An entropy criterion for visualization

Posted on 21 Apr 2015
Tags: visualization, running, statistics, half-baked

Just throwing up a half-baked idea here. I can’t even confidently assert novelty since I still haven’t worked through relevant background like this.

In the running visualization 2-d histogram idea I’ve been playing with, I’ve been setting probably the most important free parameter arbitrarily. The (linear) grid size \(n\) determines how coarse or fine the binning is, with the total number of bins being roughly \(n^2\).1 From unsystematic exploration, a grid size of 3 is too coarse, a grid size of 200 is too fine, and a grid size appeared adequate enough to stop searching further.

There’s a philosophical, or at least methodological concern, that I need to address before moving on. If I’m asking “what grid size is best?”, I might really be asking or instead should be asking “what grid size is best for this particular task?”. Further, this task should have a concrete answer that is known to me, because otherwise how can I assess if the visualization is effective at helping a user complete this task?

I can sidestep this concern in two ways. For the first, I can ignore any pragmatic use of the visualization and just be concerned with aesthetics. A figure that looks nice or interesting is ceteris paribus2 to be treated as better than one that looks ugly or boring. For the second, the visualization can be treated as loss data reduction, with the amount of loss scaling with the coarseness of the grid. Task-specific visualizations can be approximated as operations on the reduced data. A data reduction that incurs low error for a range of tasks can then be treated as good without reference to any particular task.

The criterion for grid size I’m fiddling with is based on maximizing entropy. In particular, for a range of grid sizes, a 2-d histogram is produced. Each region with at least one observation has a value giving the number of seconds I spent running in that region. Equivalently, this can be interpreted as color from white to blue. Ignoring the spatial structure, this can just be treated as a distribution over durations or colors. Because there is a limited capability to discriminate between similar colors (especially when they’re alpha-blended with the map), I bin the range of these values down to 10 categories. The entropy of this distribution is the quantity I seek to maximize.

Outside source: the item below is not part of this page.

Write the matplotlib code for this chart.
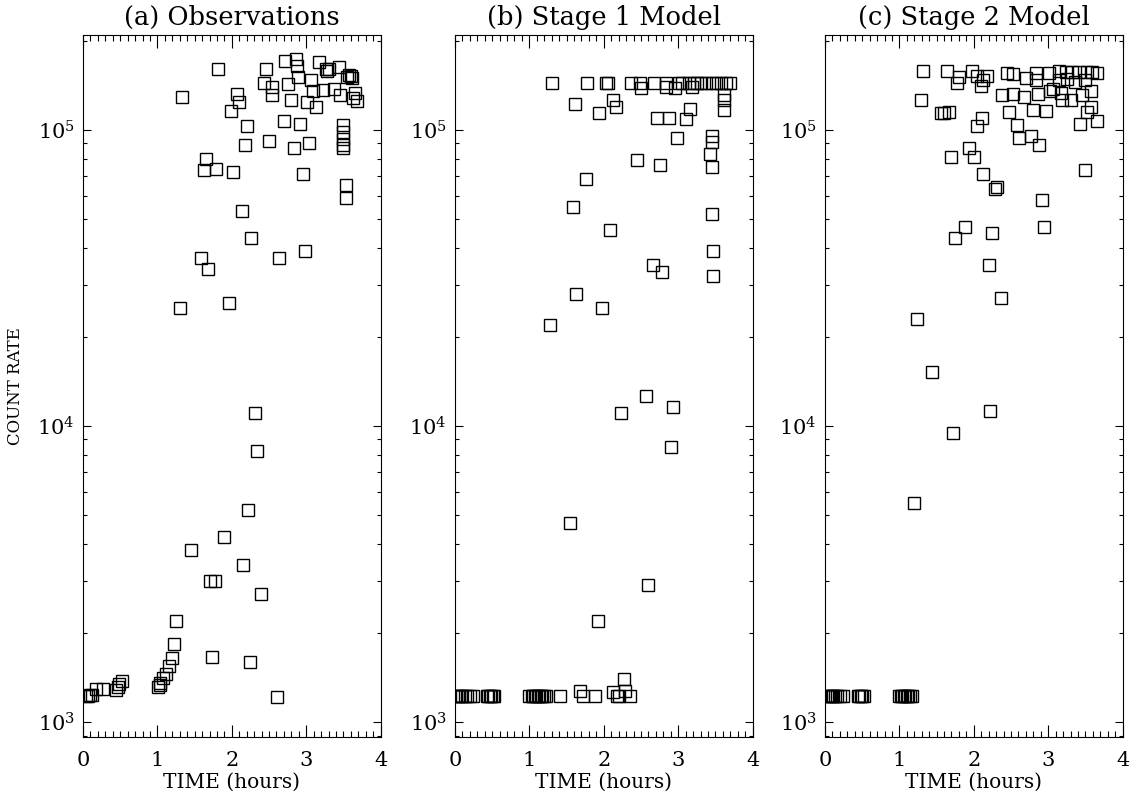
import numpy as np
import matplotlib
matplotlib.use('Agg')
import matplotlib.pyplot as plt
from matplotlib.ticker import MultipleLocator, LogLocator, NullFormatter

plt.rcParams['font.family'] = ['DejaVu Serif']
plt.rcParams['mathtext.fontset'] = 'dejavuserif'

# (a) observations: time (hours), count rate
obs_t = [0.04, 0.07, 0.09, 0.12, 0.18, 0.27, 0.45, 0.47, 0.49, 0.53,
         1.01, 1.03, 1.04, 1.08, 1.12, 1.15, 1.19, 1.22, 1.25, 1.45,
         1.71, 1.77, 1.74, 1.90, 2.15, 2.22, 2.24, 2.31, 2.34, 2.39, 2.61,
         1.82, 1.33, 2.71, 2.86, 2.87, 2.46, 3.17, 3.26, 3.28, 3.30, 3.44,
         3.58, 3.60, 3.62, 3.55, 2.89, 3.06, 2.43, 2.54, 2.76, 2.54, 2.07,
         2.10, 1.99, 2.80, 3.01, 3.13, 3.09, 3.22, 3.37, 3.46, 3.66, 3.68,
         3.63, 2.20, 2.70, 2.92, 3.50, 3.50, 3.50, 3.50, 3.50, 2.50, 2.18,
         2.83, 3.04, 1.65, 1.63, 1.79, 2.02, 2.95, 3.53, 3.53, 2.14, 2.26,
         1.58, 1.68, 2.64, 2.98, 1.31, 1.96]
obs_c = [1.22e3, 1.22e3, 1.23e3, 1.23e3, 1.29e3, 1.29e3, 1.28e3, 1.31e3, 1.34e3, 1.38e3,
         1.31e3, 1.33e3, 1.35e3, 1.41e3, 1.45e3, 1.54e3, 1.64e3, 1.84e3, 2.2e3, 3.8e3,
         3.0e3, 3.0e3, 1.66e3, 4.2e3, 3.4e3, 5.2e3, 1.60e3, 1.11e4, 8.2e3, 2.7e3, 1.21e3,
         1.61e5, 1.29e5, 1.71e5, 1.73e5, 1.64e5, 1.60e5, 1.69e5, 1.60e5, 1.58e5, 1.61e5, 1.63e5,
         1.53e5, 1.52e5, 1.50e5, 1.51e5, 1.51e5, 1.47e5, 1.44e5, 1.40e5, 1.43e5, 1.31e5, 1.32e5,
         1.24e5, 1.16e5, 1.26e5, 1.24e5, 1.19e5, 1.35e5, 1.36e5, 1.37e5, 1.31e5, 1.33e5, 1.25e5,
         1.28e5, 1.03e5, 1.07e5, 1.05e5, 1.04e5, 9.8e4, 9.3e4, 8.9e4, 8.7e4, 9.2e4, 8.9e4,
         8.7e4, 9.0e4, 8.0e4, 7.3e4, 7.4e4, 7.2e4, 7.1e4, 6.5e4, 5.9e4, 5.3e4, 4.3e4,
         3.7e4, 3.4e4, 3.7e4, 3.9e4, 2.5e4, 2.6e4]

# (b) stage 1 model
st1_t = [1.30, 1.78, 2.03, 2.06, 2.37, 2.49, 2.67, 2.83, 3.01, 3.05,
         3.14, 3.21, 3.25, 3.31, 3.38, 3.45, 3.51, 3.58, 3.64, 3.69,
         2.50, 2.83, 2.96, 3.18,
         1.61, 2.13, 2.16, 1.94, 3.16, 2.71, 2.87, 3.10, 3.62, 3.62, 3.62,
         2.99, 3.45, 3.45, 3.43, 3.45, 2.45, 2.75, 1.76, 1.59, 3.45, 2.09,
         3.47, 2.66, 2.78, 3.47, 1.63, 1.98, 1.28,
         2.57, 2.93, 2.23, 2.90, 1.55, 2.60, 1.92, 2.27,
         0.02, 0.04, 0.06, 0.08, 0.10, 0.13, 0.16, 0.20, 0.24,
         0.43, 0.45, 0.47, 0.49, 0.51, 0.53,
         1.00, 1.03, 1.05, 1.07, 1.09, 1.11, 1.13, 1.15, 1.17, 1.19, 1.22,
         1.41, 1.68, 1.72, 1.88, 2.12, 2.18, 2.21, 2.29, 2.35]
st1_c = [1.44e5] * 20 + [1.38e5, 1.40e5, 1.38e5, 1.40e5,
         1.22e5, 1.26e5, 1.19e5, 1.14e5, 1.18e5, 1.10e5, 1.10e5, 1.09e5, 1.31e5, 1.26e5, 1.17e5,
         9.4e4, 9.5e4, 9.1e4, 8.3e4, 7.5e4, 7.9e4, 7.6e4, 6.8e4, 5.5e4, 5.2e4, 4.6e4,
         3.9e4, 3.5e4, 3.3e4, 3.2e4, 2.8e4, 2.5e4, 2.2e4,
         1.26e4, 1.16e4, 1.11e4, 8.5e3, 4.7e3, 2.9e3, 2.2e3, 1.4e3] + \
        [1.22e3] * 26 + [1.22e3, 1.27e3, 1.22e3, 1.22e3, 1.26e3, 1.22e3, 1.22e3, 1.27e3, 1.22e3]

# (c) stage 2 model
st2_t = [1.32, 1.64, 1.80, 1.78, 1.97, 2.04, 2.18, 2.09, 2.13, 2.44, 2.52, 2.70, 2.83,
         2.84, 3.01, 3.15, 3.24, 3.32, 3.41, 3.52, 3.59, 3.66, 3.15, 3.25, 3.36, 3.49,
         2.38, 2.52, 2.67, 2.86, 3.03, 3.06, 3.17, 3.19, 3.30, 3.46, 3.57,
         1.29, 1.56, 1.60, 1.66, 2.47, 2.80, 2.97, 3.52, 3.58,
         2.11, 2.04, 3.43, 3.66, 2.58, 2.61, 2.77, 2.88, 1.94, 1.69, 2.00, 2.13, 3.49,
         2.29, 2.31, 2.92, 1.88, 1.75, 2.24, 2.94, 2.20, 2.37, 1.23,
         1.44, 2.22, 1.72, 1.20,
         0.03, 0.05, 0.07, 0.09, 0.11, 0.13, 0.16, 0.20, 0.24,
         0.44, 0.46, 0.48, 0.50, 0.52,
         1.00, 1.02, 1.04, 1.06, 1.08, 1.10, 1.12, 1.14, 1.17]
st2_c = [1.58e5, 1.58e5, 1.51e5, 1.44e5, 1.58e5, 1.52e5, 1.52e5, 1.41e5, 1.47e5, 1.56e5, 1.55e5, 1.50e5, 1.56e5,
         1.47e5, 1.56e5, 1.58e5, 1.57e5, 1.57e5, 1.57e5, 1.57e5, 1.57e5, 1.56e5, 1.47e5, 1.49e5, 1.45e5, 1.47e5,
         1.31e5, 1.32e5, 1.29e5, 1.32e5, 1.35e5, 1.37e5, 1.33e5, 1.26e5, 1.26e5, 1.31e5, 1.35e5,
         1.26e5, 1.14e5, 1.14e5, 1.15e5, 1.15e5, 1.17e5, 1.16e5, 1.15e5, 1.19e5,
         1.10e5, 1.03e5, 1.05e5, 1.07e5, 1.04e5, 9.4e4, 9.5e4, 8.9e4, 8.7e4, 8.1e4, 8.1e4, 7.1e4, 7.3e4,
         6.3e4, 6.4e4, 5.8e4, 4.7e4, 4.3e4, 4.5e4, 4.7e4, 3.5e4, 2.7e4, 2.3e4,
         1.52e4, 1.12e4, 9.5e3, 5.5e3] + [1.22e3] * 23

titles = ['(a) Observations', '(b) Stage 1 Model', '(c) Stage 2 Model']
panels = [(obs_t, obs_c), (st1_t, st1_c), (st2_t, st2_c)]
lefts = [0.0732, 0.4012, 0.7275]

fig = plt.figure(figsize=(11.34, 7.97), dpi=100)

for i in range(3):
    ax = fig.add_axes([lefts[i], 0.0753, 0.2625, 0.8807])
    t, c = panels[i]
    ax.plot(t, c, 's', mfc='none', mec='black', ms=9, mew=1.0)
    ax.set_yscale('log')
    ax.set_xlim(0, 4)
    ax.set_ylim(890, 2.09e5)
    ax.xaxis.set_major_locator(MultipleLocator(1))
    ax.xaxis.set_minor_locator(MultipleLocator(0.1))
    ax.yaxis.set_major_locator(LogLocator(base=10))
    ax.yaxis.set_minor_locator(LogLocator(base=10, subs=np.arange(2, 10)))
    ax.yaxis.set_minor_formatter(NullFormatter())
    ax.tick_params(which='both', direction='in', top=True, right=True, labelsize=15, width=0.8)
    ax.tick_params(axis='x', which='major', length=9, pad=10)
    ax.tick_params(axis='x', which='minor', length=4)
    ax.tick_params(axis='y', which='major', length=6, pad=6)
    ax.tick_params(axis='y', which='minor', length=3)
    for s in ax.spines.values():
        s.set_linewidth(0.8)
    ax.set_title(titles[i], fontsize=18.5, pad=7)
    ax.set_xlabel('TIME (hours)', fontsize=14.5, labelpad=2)
    if i == 0:
        ax.set_ylabel('COUNT RATE', fontsize=12, labelpad=10)

fig.savefig('out.png', dpi=100)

It can be informally argued that in a 2-d histogram with high entropy as defined here, the region colors are conveying a lot of information about how much time was spent in the various regions.3

For Providence, RI runs through 2015-04-11, the entropy criterion is maximized at n = 24 with an entropy of 2.22 bits.

For Providence, RI runs through 2015-04-11, the entropy criterion is maximized at \(n = 24\) with an entropy of 2.22 bits.

The choice of the number of duration bins itself has an effect on the outcome, and so must be chosen carefully. However, this choice may be made on the basis of the legibility of the color scale and without any direct reference to the running map.

Visualization of Providence, RI runs through 2015-04-11 at the algorithmically chosen n = 24 binning.

Visualization of Providence, RI runs through 2015-04-11 at the algorithmically chosen \(n = 24\) binning.

Although the visualization at the grid size picked by this criterion doesn’t look strikingly optimal, it does at least look reasonable.

It would be conventional to state some open questions and ideas for future tests here, but so much about this idea is unsettled that pretty much any reasonable direction to go in appears open.

  1. The “roughly” is due to details of exactly how hexbin packs a square region with hexagons.

  2. Other things held constant, a foundational concept in causal inference.

  3. On the other hand, this procedure ignores information about which areas of the map were ever visited versus those that were not. Attempts to incorporate this led to less compelling visualization, and have been put aside for now.